ATHOS RONALDO MIRALHA DA CUNHA – ESCRITOR
Estamos acostumados, diante dos descalabros da nossa conjuntura, a dizer que o fundo do poço tem ralo ou que isso não me surpreende.
Afinal, são tantas as bizarrices faladas e cometidas que nada nos assombra. Mas trabalho escravo na serra gaúcha e envolvendo três renomadas vinícolas é de causar espanto.
Aqui uma breve pausa para tamborilar com os dedos na mesa. Essa história me deixa reflexivo. Quem sabe um cálice de malbec argentino me ajuda na reflexão?
A gente fica surpreso pela simbologia do vinho: brinda-se à vida com um tinto, com espumante.

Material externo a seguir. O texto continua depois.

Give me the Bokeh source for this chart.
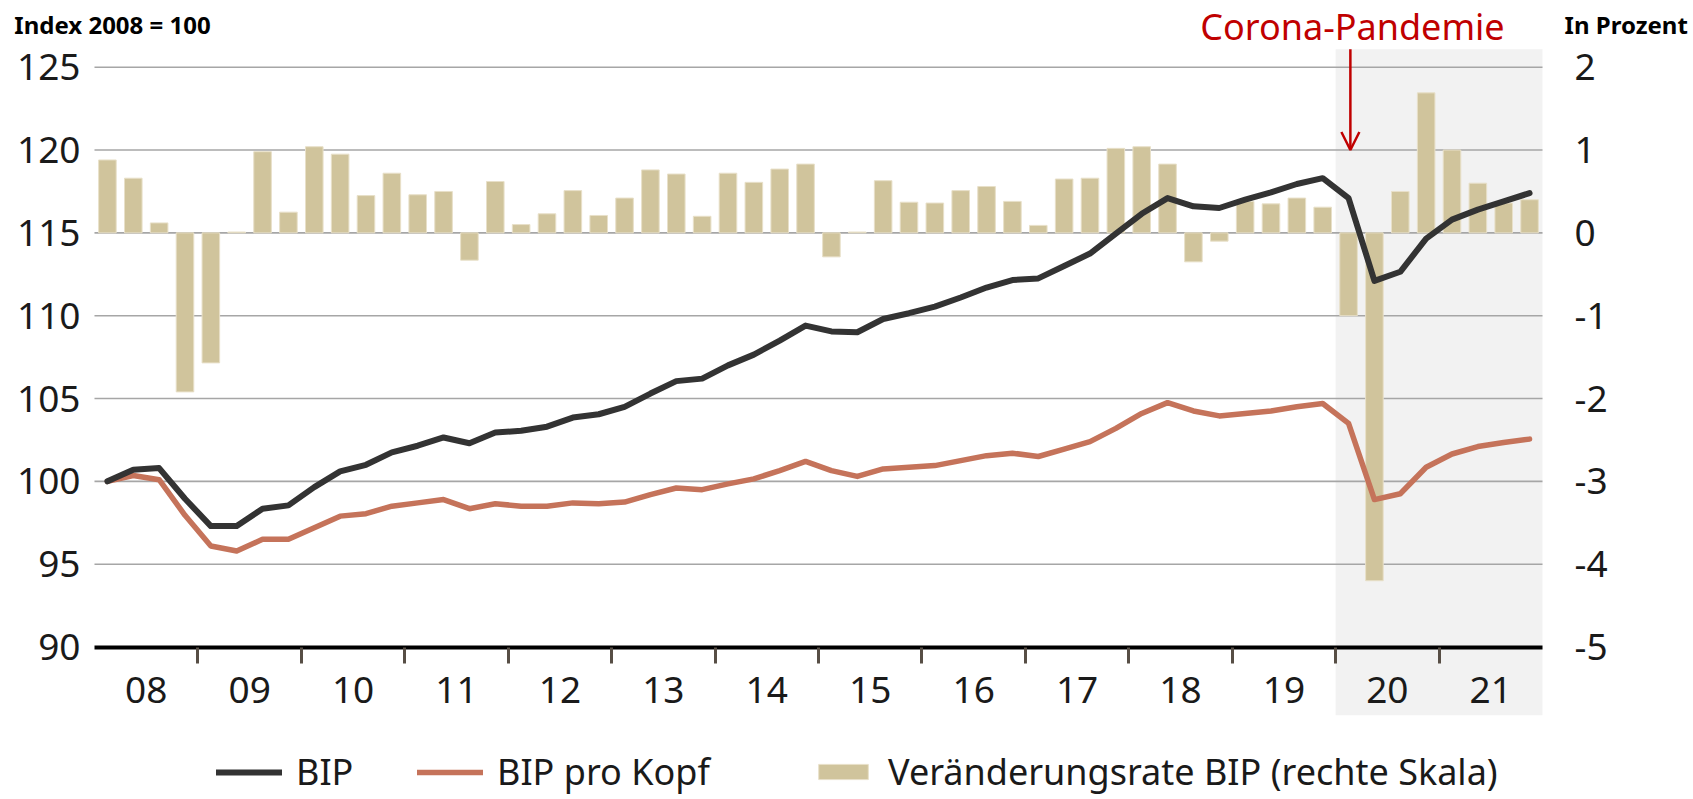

Congregamos os amigos e abrimos uma garrafa de cabernet. E tanto pode ser o Lote 43 da Miolo ou o Sangue de Boi da Aurora. O que importa é tilintar os cálices. Sejam eles de cristais ou cristal Cica.
O Vale dos Vinhedos é um lugar aprazível. Muito lindo. Tudo é monumental e organizado. As empresas são modelos de eficiência. Um setor da economia que ostenta, suas sedes são verdadeiros castelos.
[A expressão Casa Grande será usada um pouco mais abaixo.]
Quando se fala em trabalho escravo no Brasil o que visualizamos? O Brasil profundo e longe de tudo. De difícil acesso a jornalistas investigativos. Uma fabriqueta de fundo de quintal ou de sobreloja na 25 de março em São Paulo. O Brasil dos invisibilizados da sociedade. O Brasil que não tem o que comer. O Brasil que cata quinquilharias. Os excluídos.
Talvez seja precipitado vincular os lucros das vinícolas ao salário e direitos não pagos aos trabalhadores, mas é o que me leva a pensar.
Estamos percebendo uma nova Casa Grande e novos senhorios. E bem aqui pertinho. Mas não bastou a evidente denúncia das vinícolas, teve ilustre cidadão que tentou explicar e apelou para os argentinos.
As empresas deveriam contratar os argentinos e especificou os porquês. Pois os baianos só sabem tocar tambores. Então, o patriota e vereador faz um discurso na câmara de Caxias do Sul e eleva nosso índice de estupefação na vigésima segunda potência. Um discurso recheado de xenofobia, aporofobia, racista e preconceituoso. Só faltou dizer tintim no final da fala.
Lembre-se quando for rodar um tinto da serra gaúcha, no seu cálice sinta os aromas de frutas vermelhas, carvalho, lembranças de chocolate amargo e nos vinhos brancos você pode sentir gosto de maçã verde e uma leve adstringência.
E, por fim, sinta o retrogosto com notas de sangue. Enfim, eu toco bumbo-leguero, mas tenho o atenuante de ser neto de uruguaios. Então, vereador, tem vaga?